╭─ SUPPLIED DATA

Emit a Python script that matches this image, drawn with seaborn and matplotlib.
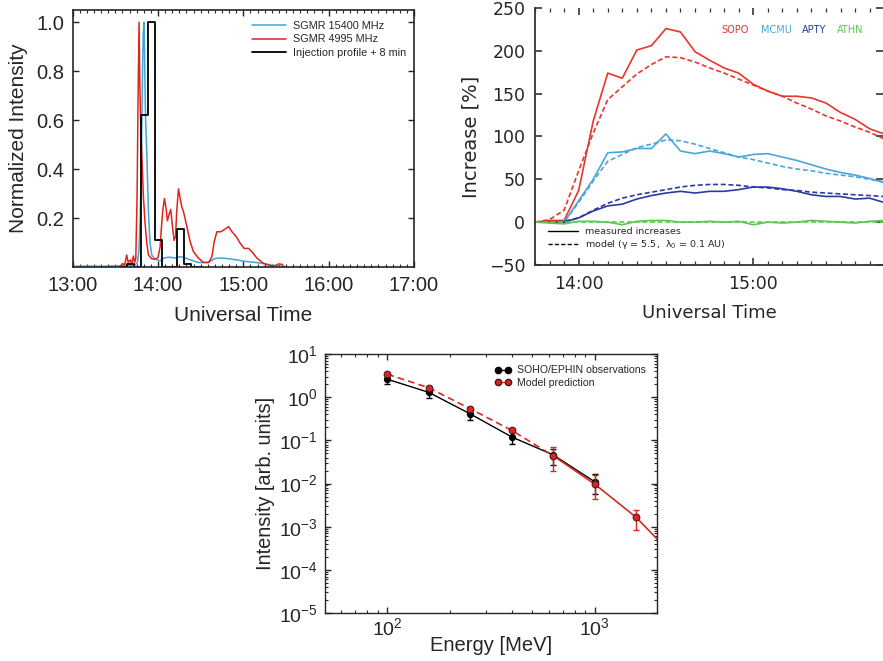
import numpy as np
import pandas as pd
import matplotlib
matplotlib.use("Agg")
import matplotlib.pyplot as plt
import seaborn as sns
from matplotlib.lines import Line2D
from matplotlib.ticker import MultipleLocator, LogLocator, NullFormatter

sns.set_style("ticks")
plt.rcParams['font.family'] = ['Liberation Sans', 'DejaVu Sans']
plt.rcParams['xtick.direction'] = 'in'
plt.rcParams['ytick.direction'] = 'in'

# ---------------- Panel 1: radio profiles (minutes after 13:00) ----------------
t_blue = [0, 10, 20, 30, 38, 42, 44, 45.5, 46.5, 47.5, 48.3, 49, 49.6, 50.2, 50.6, 51, 51.4,
          52.1, 52.8, 53.3, 54.4, 55.6, 58, 61.5, 64, 67, 70, 73, 75, 78, 81, 84, 88, 92, 96,
          100, 104, 108, 112, 116, 120, 125, 130, 135, 140, 145, 149]
v_blue = [0.004, 0.005, 0.004, 0.006, 0.007, 0.008, 0.01, 0.02, 0.06, 0.2, 0.45, 0.75, 0.95,
          1.0, 0.85, 0.68, 0.58, 0.47, 0.32, 0.22, 0.1, 0.05, 0.033, 0.027, 0.037, 0.041, 0.04,
          0.037, 0.043, 0.041, 0.034, 0.028, 0.02, 0.019, 0.022, 0.036, 0.038, 0.036, 0.033,
          0.03, 0.025, 0.022, 0.019, 0.014, 0.009, 0.005, 0.003]

t_red = [33, 35, 36.5, 38, 39, 40.4, 41.5, 42.7, 43.6, 44.4, 45.3, 46, 46.7, 47.2, 47.8, 48.6,
         49.7, 50.9, 52.1, 53.3, 55.6, 58, 60, 61.5, 62.5, 63.4, 64.5, 65.5, 66.6, 68, 69, 69.9,
         71.3, 72.3, 73.2, 74.4, 75.6, 76.7, 77.9, 80.3, 82.6, 84.9, 88.5, 92, 95.5, 97.9, 99.5,
         101.4, 104.2, 106.1, 108, 109.6, 112, 115, 117.8, 120.6, 123.7, 126, 129.6, 134.2,
         140.1, 143, 144.8, 147.2, 148.5]
v_red = [0.0, 0.015, 0.01, 0.05, 0.02, 0.03, 0.015, 0.046, 0.02, 0.037, 0.3, 0.7, 1.0, 0.75,
         0.6, 0.46, 0.29, 0.18, 0.1, 0.05, 0.035, 0.033, 0.04, 0.084, 0.17, 0.234, 0.28, 0.247,
         0.19, 0.22, 0.236, 0.18, 0.11, 0.125, 0.234, 0.32, 0.28, 0.247, 0.227, 0.166, 0.105,
         0.064, 0.037, 0.02, 0.019, 0.043, 0.105, 0.145, 0.145, 0.152, 0.159, 0.166, 0.145,
         0.125, 0.098, 0.077, 0.077, 0.064, 0.037, 0.016, 0.005, 0.008, 0.014, 0.012, 0.0]

t_inj = [33, 38, 43, 48, 53, 58, 63, 68, 73, 78, 83, 90]
v_inj = [0, 0.015, 0, 0.62, 1.0, 0.11, 0, 0, 0.155, 0.015, 0, 0]

time_ticks1 = [0, 60, 120, 180, 240]
time_labels1 = ["13:00", "14:00", "15:00", "16:00", "17:00"]

# ---------------- Panel 2: neutron monitor increases ----------------
t_nm = [45, 50, 55, 60, 65, 70, 75, 80, 85, 90, 95, 100, 105, 110, 115, 120, 125, 130, 135,
        140, 145, 150, 155, 160, 165]
sopo_meas = [0, 2, 2, 37, 118, 174, 168, 201, 206, 226, 222, 199, 189, 180, 174, 161, 153, 147,
             147, 145, 139, 128, 120, 109, 103]
sopo_model = [0, 3, 14, 60, 104, 143, 158, 173, 184, 193, 192, 187, 180, 174, 167, 160, 153,
              147, 139, 132, 124, 118, 111, 105, 97]
mcmu_meas = [0, 0, 0, 25, 50, 81, 82, 86, 86, 103, 83, 80, 83, 80, 76, 79, 80, 76, 72, 67, 62,
             58, 55, 51, 46]
mcmu_model = [0, 0, 0, 23, 48, 71, 79, 87, 91, 96, 95, 91, 86, 81, 76, 73, 69, 65, 62, 60, 57,
              55, 53, 50, 47]
apty_meas = [0, 0, 0, 5, 13, 19, 21, 27, 31, 34, 36, 34, 36, 36, 38, 41, 41, 39, 36, 32, 30, 30,
             27, 28, 23]
apty_model = [0, 0, 1, 5, 14, 22, 28, 32, 35, 38, 41, 43, 44, 44, 43, 41, 40, 38, 37, 35, 34,
              33, 32, 31, 30]
athn_meas = [0, -1, -2, 1, 1, 0, -3, 1, 2, 2, 0, 0, 1, 0, 1, -3, 0, -1, 0, 2, 1, 0, -1, 1, 2]
athn_model = [0, 0, 0, 0, 0, 0, 0, 0, 0, 0, 0, 0, 0, 0, 0, 0, 0, 0, 0, 0, 0, 0, 0, 0, 0]

stations = ["SOPO", "MCMU", "APTY", "ATHN"]
station_colors = {"SOPO": "#e8352e", "MCMU": "#4aa6da", "APTY": "#2b3b9e", "ATHN": "#5cc850"}
time_ticks2 = [60, 120]
time_labels2 = ["14:00", "15:00"]

# ---------------- Panel 3: spectrum ----------------
energy = [100, 158, 251, 398, 631, 1000, 1585]
obs = [2.6, 1.3, 0.41, 0.12, 0.046, 0.011]
obs_lo = [1.98, 0.97, 0.30, 0.081, 0.027, 0.0056]
obs_hi = [3.3, 1.75, 0.55, 0.17, 0.063, 0.0166]
model = [3.4, 1.66, 0.54, 0.17, 0.044, 0.0097, 0.00165]
model_err_e = [631, 1000, 1585]
model_err_lo = [0.0195, 0.0043, 0.00082]
model_err_hi = [0.071, 0.0158, 0.0025]
tail_e = [631, 1000, 1585, 2000]
tail_v = [0.044, 0.0097, 0.00165, 0.00052]

blue1 = "#3da5d9"
red1 = "#e2231a"
red3 = "#d9281f"

fig = plt.figure(figsize=(8.83, 6.61), dpi=100)
ax1 = fig.add_axes([0.0823, 0.5956, 0.3866, 0.3893])
ax2 = fig.add_axes([0.6059, 0.5991, 0.3941, 0.3888])
ax3 = fig.add_axes([0.3681, 0.0726, 0.3760, 0.3918])

# ---- panel 1 ----
sns.lineplot(x=t_blue, y=v_blue, ax=ax1, color=blue1, lw=1.1, label="SGMR 15400 MHz")
sns.lineplot(x=t_red, y=v_red, ax=ax1, color=red1, lw=1.1, label="SGMR 4995 MHz")
sns.lineplot(x=t_inj, y=v_inj, ax=ax1, color="black", lw=1.3, drawstyle="steps-post",
             label="Injection profile + 8 min")
ax1.set_xlim(0, 240)
ax1.set_ylim(0, 1.05)
ax1.set_xticks(time_ticks1, time_labels1)
ax1.set_yticks([0.2, 0.4, 0.6, 0.8, 1.0], ["0.2", "0.4", "0.6", "0.8", "1.0"])
ax1.xaxis.set_minor_locator(MultipleLocator(5))
ax1.tick_params(which="both", top=True, right=True, direction="in", labelsize=14.5, pad=6)
ax1.tick_params(which="major", length=4, width=1)
ax1.tick_params(which="minor", length=2, width=0.8)
ax1.set_xlabel("Universal Time", fontsize=15, labelpad=8)
ax1.set_ylabel("Normalized Intensity", fontsize=15, labelpad=6)
for s in ax1.spines.values():
    s.set_linewidth(1.2)
ax1.legend(loc="upper left", bbox_to_anchor=(0.508, 0.978), frameon=False, fontsize=7.8,
           handlelength=3.2, handletextpad=0.6, labelspacing=0.3, borderpad=0)

# ---- panel 2 ----
rows = []
series = {"SOPO": (sopo_meas, sopo_model), "MCMU": (mcmu_meas, mcmu_model),
          "APTY": (apty_meas, apty_model), "ATHN": (athn_meas, athn_model)}
for st in stations:
    meas, mod = series[st]
    for t, m, d in zip(t_nm, meas, mod):
        rows.append({"minute": t, "increase": m, "station": st, "kind": "measured"})
        rows.append({"minute": t, "increase": d, "station": st, "kind": "model"})
df = pd.DataFrame(rows)
sns.lineplot(data=df, x="minute", y="increase", hue="station", style="kind",
             palette=station_colors, dashes={"measured": "", "model": (3, 1.6)},
             lw=1.2, legend=False, ax=ax2)
ax2.set_xlim(45, 164.6)
ax2.set_ylim(-50, 250)
ax2.set_xticks(time_ticks2, time_labels2)
ax2.set_yticks([-50, 0, 50, 100, 150, 200, 250])
ax2.xaxis.set_minor_locator(MultipleLocator(5))
ax2.spines["top"].set_visible(False)
ax2.spines["right"].set_visible(False)
ax2.spines["left"].set_color("#333333")
ax2.spines["bottom"].set_color("#333333")
ax2.spines["left"].set_linewidth(1.3)
ax2.spines["bottom"].set_linewidth(1.3)
ax2.tick_params(which="both", top=True, right=True, direction="in", labelsize=12.5, pad=7,
                labelfontfamily="DejaVu Sans", color="#333333")
ax2.tick_params(which="major", length=5, width=1.2)
ax2.tick_params(which="minor", length=3, width=0.9)
ax2.set_xlabel("Universal Time", fontsize=13, family="DejaVu Sans", labelpad=8)
ax2.set_ylabel("Increase [%]", fontsize=14, family="DejaVu Sans", labelpad=6)
for st, xpos in zip(stations, [0.575, 0.6925, 0.802, 0.905]):
    ax2.text(xpos, 0.916, st, color=station_colors[st], transform=ax2.transAxes,
             ha="center", va="center", fontsize=7, family="DejaVu Sans")
handles2 = [Line2D([], [], color="black", lw=1.0),
            Line2D([], [], color="black", lw=1.0, ls=(0, (3, 1.6)))]
ax2.legend(handles2, ["measured increases", "model (γ = 5.5,  λ$_0$ = 0.1 AU)"],
           loc="lower left", bbox_to_anchor=(0.023, 0.035), frameon=False,
           handlelength=3.2, handletextpad=0.7, labelspacing=0.2, borderpad=0,
           prop={"family": "DejaVu Sans", "size": 6.8})

# ---- panel 3 ----
ax3.set_xscale("log")
ax3.set_yscale("log")
obs_e = energy[:len(obs)]
sns.lineplot(x=obs_e, y=obs, ax=ax3, color="black", lw=1.0, marker="o", ms=4.5, mec="black")
ax3.errorbar(obs_e, obs, yerr=[np.array(obs) - np.array(obs_lo), np.array(obs_hi) - np.array(obs)],
             fmt="none", ecolor="black", elinewidth=1, capsize=2.5, capthick=1)
sns.lineplot(x=energy[:5], y=model[:5], ax=ax3, color=red3, lw=1.2, ls=(0, (4, 2.5)))
sns.lineplot(x=tail_e, y=tail_v, ax=ax3, color=red3, lw=1.2)
ax3.errorbar(model_err_e, model[4:],
             yerr=[np.array(model[4:]) - np.array(model_err_lo), np.array(model_err_hi) - np.array(model[4:])],
             fmt="none", ecolor=red3, elinewidth=1, capsize=2.5, capthick=1)
sns.scatterplot(x=energy, y=model, ax=ax3, color=red3, edgecolor="#4a1010", linewidth=0.7,
                s=24, zorder=5)
ax3.set_xlim(50, 2000)
ax3.set_ylim(1e-5, 10)
ax3.xaxis.set_major_locator(LogLocator(base=10))
ax3.xaxis.set_minor_locator(LogLocator(base=10, subs=np.arange(2, 10)))
ax3.xaxis.set_minor_formatter(NullFormatter())
ax3.yaxis.set_major_locator(LogLocator(base=10, numticks=10))
ax3.yaxis.set_minor_locator(LogLocator(base=10, subs=np.arange(2, 10), numticks=10))
ax3.yaxis.set_minor_formatter(NullFormatter())
ax3.tick_params(which="both", top=True, right=True, direction="in", labelsize=14, pad=5)
ax3.tick_params(axis="x", pad=3)
ax3.tick_params(which="major", length=4, width=1)
ax3.tick_params(which="minor", length=2, width=0.8)
ax3.set_xlabel("Energy [MeV]", fontsize=14.5, labelpad=-2.5)
ax3.set_ylabel("Intensity [arb. units]", fontsize=14.4, labelpad=3)
for s in ax3.spines.values():
    s.set_linewidth(1.0)
handles3 = [Line2D([], [], color="black", lw=1.0, marker="o", ms=4.5, mec="black"),
            Line2D([], [], color=red3, lw=1.0, marker="o", ms=4.5, mec="#4a1010")]
ax3.legend(handles3, ["SOHO/EPHIN observations", "Model prediction"], loc="upper left",
           bbox_to_anchor=(0.495, 0.977), frameon=False, fontsize=7.6, numpoints=2,
           handlelength=1.6, handletextpad=0.5, labelspacing=0.25, borderpad=0)

fig.savefig("out.png", dpi=100)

╰─

▶ _GOAL_
Repeat the lines above, starting at the first and stopping after the line that holds "plt.rcParams['ytick.direction'] = 'in'", with the pictures left out.

▶ _FINAL ANSWER_
Emit a Python script that matches this image, drawn with seaborn and matplotlib.
import numpy as np
import pandas as pd
import matplotlib
matplotlib.use("Agg")
import matplotlib.pyplot as plt
import seaborn as sns
from matplotlib.lines import Line2D
from matplotlib.ticker import MultipleLocator, LogLocator, NullFormatter

sns.set_style("ticks")
plt.rcParams['font.family'] = ['Liberation Sans', 'DejaVu Sans']
plt.rcParams['xtick.direction'] = 'in'
plt.rcParams['ytick.direction'] = 'in'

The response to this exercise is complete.